» **Input for this task**:
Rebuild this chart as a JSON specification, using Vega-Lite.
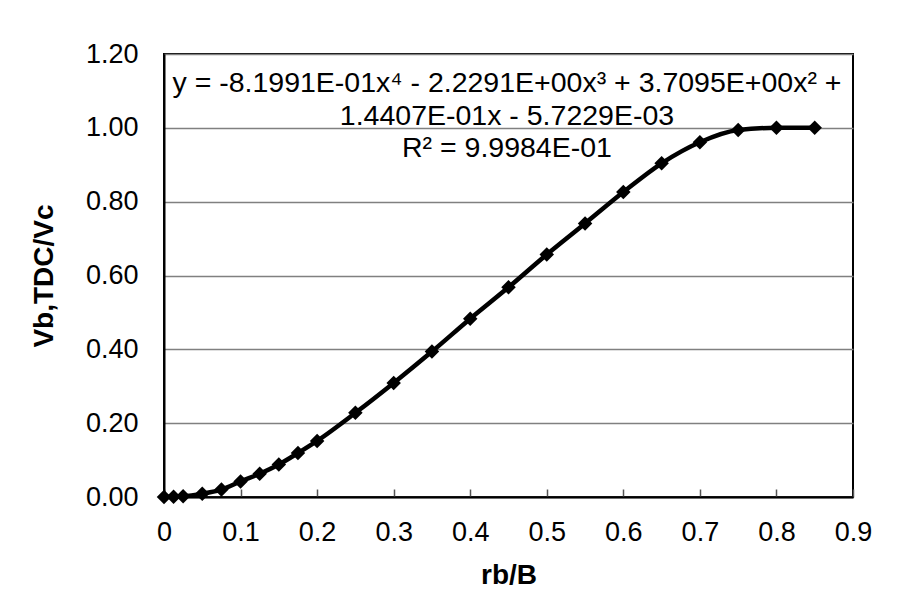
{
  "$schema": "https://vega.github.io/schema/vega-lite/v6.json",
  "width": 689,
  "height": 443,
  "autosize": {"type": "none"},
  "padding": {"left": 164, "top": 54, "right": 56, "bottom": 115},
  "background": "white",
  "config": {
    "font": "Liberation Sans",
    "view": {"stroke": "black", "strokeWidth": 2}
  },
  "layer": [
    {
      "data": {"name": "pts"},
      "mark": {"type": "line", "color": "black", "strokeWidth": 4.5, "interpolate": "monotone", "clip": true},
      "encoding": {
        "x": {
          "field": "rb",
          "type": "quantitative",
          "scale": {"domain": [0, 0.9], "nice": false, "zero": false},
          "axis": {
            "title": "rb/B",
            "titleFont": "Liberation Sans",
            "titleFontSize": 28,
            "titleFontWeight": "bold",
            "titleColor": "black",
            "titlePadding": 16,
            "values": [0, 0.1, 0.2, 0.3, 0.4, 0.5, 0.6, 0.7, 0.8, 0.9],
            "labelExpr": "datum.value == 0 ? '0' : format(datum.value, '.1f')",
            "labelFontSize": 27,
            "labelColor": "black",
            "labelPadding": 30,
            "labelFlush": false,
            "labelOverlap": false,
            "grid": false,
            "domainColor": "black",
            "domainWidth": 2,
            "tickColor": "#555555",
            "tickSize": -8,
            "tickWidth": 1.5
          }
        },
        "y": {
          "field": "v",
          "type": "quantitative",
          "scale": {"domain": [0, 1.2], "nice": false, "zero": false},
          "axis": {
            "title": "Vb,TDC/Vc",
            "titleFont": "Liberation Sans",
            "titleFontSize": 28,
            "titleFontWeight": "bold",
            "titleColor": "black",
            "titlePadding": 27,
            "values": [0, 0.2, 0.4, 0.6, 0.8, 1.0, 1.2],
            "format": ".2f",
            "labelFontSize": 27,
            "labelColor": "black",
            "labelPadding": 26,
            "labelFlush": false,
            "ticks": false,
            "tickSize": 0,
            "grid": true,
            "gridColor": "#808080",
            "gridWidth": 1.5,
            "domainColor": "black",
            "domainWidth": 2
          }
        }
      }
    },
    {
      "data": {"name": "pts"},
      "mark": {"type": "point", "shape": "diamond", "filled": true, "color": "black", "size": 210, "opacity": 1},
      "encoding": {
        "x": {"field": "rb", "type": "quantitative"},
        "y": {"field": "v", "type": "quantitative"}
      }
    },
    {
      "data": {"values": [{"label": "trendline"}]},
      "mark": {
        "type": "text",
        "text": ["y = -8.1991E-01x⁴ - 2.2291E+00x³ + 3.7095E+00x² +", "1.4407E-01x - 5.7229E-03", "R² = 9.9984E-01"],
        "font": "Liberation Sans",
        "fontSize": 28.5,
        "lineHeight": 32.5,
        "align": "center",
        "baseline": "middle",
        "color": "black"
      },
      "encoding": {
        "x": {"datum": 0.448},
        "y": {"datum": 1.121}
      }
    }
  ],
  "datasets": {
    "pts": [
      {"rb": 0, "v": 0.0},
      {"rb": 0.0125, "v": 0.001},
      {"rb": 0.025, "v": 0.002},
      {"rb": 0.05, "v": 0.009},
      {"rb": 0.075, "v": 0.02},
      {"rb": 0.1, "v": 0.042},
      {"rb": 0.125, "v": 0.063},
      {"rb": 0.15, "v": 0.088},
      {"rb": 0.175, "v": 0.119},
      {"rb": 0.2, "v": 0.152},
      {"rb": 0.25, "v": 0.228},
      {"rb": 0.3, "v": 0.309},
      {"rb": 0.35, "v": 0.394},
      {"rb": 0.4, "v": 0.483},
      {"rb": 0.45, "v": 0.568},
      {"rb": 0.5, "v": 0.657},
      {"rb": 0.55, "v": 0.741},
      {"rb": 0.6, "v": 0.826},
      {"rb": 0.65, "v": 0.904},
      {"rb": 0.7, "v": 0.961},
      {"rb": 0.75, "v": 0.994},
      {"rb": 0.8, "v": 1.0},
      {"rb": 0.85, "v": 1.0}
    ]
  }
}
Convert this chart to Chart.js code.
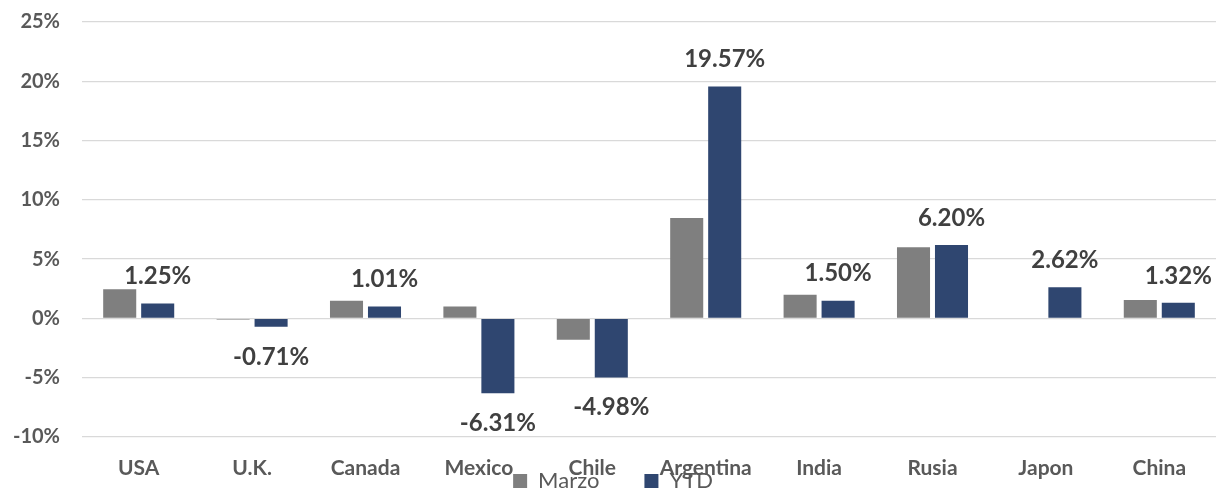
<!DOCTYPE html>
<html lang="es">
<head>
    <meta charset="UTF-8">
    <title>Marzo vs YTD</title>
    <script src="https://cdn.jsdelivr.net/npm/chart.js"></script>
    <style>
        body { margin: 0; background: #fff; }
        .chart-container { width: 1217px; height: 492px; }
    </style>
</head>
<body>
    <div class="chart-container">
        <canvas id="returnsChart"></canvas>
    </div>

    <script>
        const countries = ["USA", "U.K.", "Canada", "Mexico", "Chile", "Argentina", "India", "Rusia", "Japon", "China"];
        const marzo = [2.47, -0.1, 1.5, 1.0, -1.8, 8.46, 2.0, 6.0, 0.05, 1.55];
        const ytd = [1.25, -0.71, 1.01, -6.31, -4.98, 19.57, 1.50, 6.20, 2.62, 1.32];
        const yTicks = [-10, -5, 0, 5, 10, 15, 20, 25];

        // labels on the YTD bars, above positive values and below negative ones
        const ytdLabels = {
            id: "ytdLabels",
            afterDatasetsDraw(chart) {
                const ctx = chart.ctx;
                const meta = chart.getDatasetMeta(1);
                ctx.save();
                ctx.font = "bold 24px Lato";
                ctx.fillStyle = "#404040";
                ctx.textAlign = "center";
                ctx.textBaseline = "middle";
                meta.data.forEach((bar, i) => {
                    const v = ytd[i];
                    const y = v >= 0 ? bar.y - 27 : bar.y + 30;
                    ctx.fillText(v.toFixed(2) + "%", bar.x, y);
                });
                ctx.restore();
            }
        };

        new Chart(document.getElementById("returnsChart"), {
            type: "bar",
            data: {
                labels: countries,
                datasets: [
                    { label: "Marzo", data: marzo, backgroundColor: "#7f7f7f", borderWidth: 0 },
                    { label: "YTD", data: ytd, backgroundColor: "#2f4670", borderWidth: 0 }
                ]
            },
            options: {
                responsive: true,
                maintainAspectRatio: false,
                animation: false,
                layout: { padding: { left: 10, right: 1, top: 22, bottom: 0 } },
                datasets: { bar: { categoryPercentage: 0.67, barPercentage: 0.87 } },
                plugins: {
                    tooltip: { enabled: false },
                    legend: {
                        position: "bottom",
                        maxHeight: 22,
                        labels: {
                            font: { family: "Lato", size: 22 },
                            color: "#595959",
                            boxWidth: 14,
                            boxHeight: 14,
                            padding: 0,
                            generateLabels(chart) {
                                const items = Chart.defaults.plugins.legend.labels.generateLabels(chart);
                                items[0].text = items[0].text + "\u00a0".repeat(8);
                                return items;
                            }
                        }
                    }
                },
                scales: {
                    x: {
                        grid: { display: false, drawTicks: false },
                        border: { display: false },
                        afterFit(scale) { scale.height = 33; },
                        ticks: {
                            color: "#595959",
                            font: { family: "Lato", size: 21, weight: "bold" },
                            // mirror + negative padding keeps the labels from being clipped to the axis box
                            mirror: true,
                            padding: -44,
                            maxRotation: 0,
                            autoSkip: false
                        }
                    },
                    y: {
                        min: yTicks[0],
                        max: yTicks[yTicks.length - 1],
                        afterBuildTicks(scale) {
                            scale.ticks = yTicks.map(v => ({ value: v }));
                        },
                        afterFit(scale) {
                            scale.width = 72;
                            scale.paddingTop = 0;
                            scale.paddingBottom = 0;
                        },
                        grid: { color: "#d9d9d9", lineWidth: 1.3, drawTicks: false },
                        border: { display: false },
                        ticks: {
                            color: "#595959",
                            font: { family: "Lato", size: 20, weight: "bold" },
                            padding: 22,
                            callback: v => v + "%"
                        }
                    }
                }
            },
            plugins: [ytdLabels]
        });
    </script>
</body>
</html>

* * *

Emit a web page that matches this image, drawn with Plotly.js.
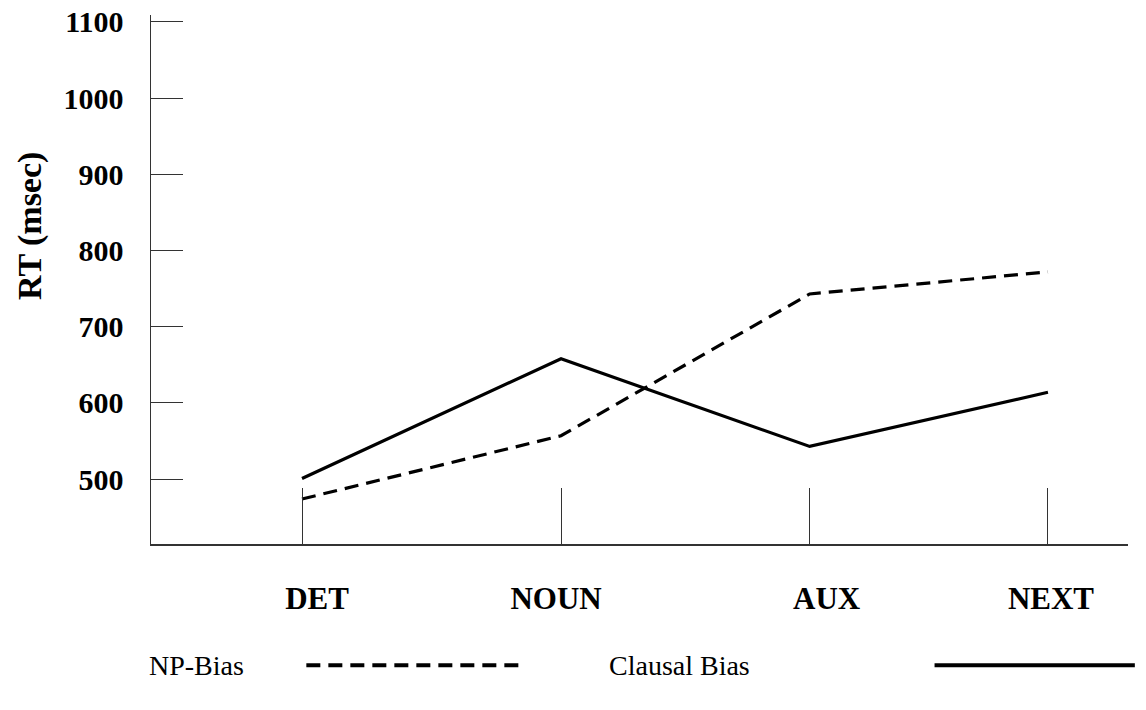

» **Task details**:
Go back to the lines above and output, exactly as they stand, the ones from the line containing "Convert this chart to Chart.js code." to the line containing "const yTicks = [-10, -5, 0, 5, 10, 15, 20, 25];". Leave all pictures behind.

» **Exercise solution**:
Convert this chart to Chart.js code.
<!DOCTYPE html>
<html lang="es">
<head>
    <meta charset="UTF-8">
    <title>Marzo vs YTD</title>
    <script src="https://cdn.jsdelivr.net/npm/chart.js"></script>
    <style>
        body { margin: 0; background: #fff; }
        .chart-container { width: 1217px; height: 492px; }
    </style>
</head>
<body>
    <div class="chart-container">
        <canvas id="returnsChart"></canvas>
    </div>

    <script>
        const countries = ["USA", "U.K.", "Canada", "Mexico", "Chile", "Argentina", "India", "Rusia", "Japon", "China"];
        const marzo = [2.47, -0.1, 1.5, 1.0, -1.8, 8.46, 2.0, 6.0, 0.05, 1.55];
        const ytd = [1.25, -0.71, 1.01, -6.31, -4.98, 19.57, 1.50, 6.20, 2.62, 1.32];
        const yTicks = [-10, -5, 0, 5, 10, 15, 20, 25];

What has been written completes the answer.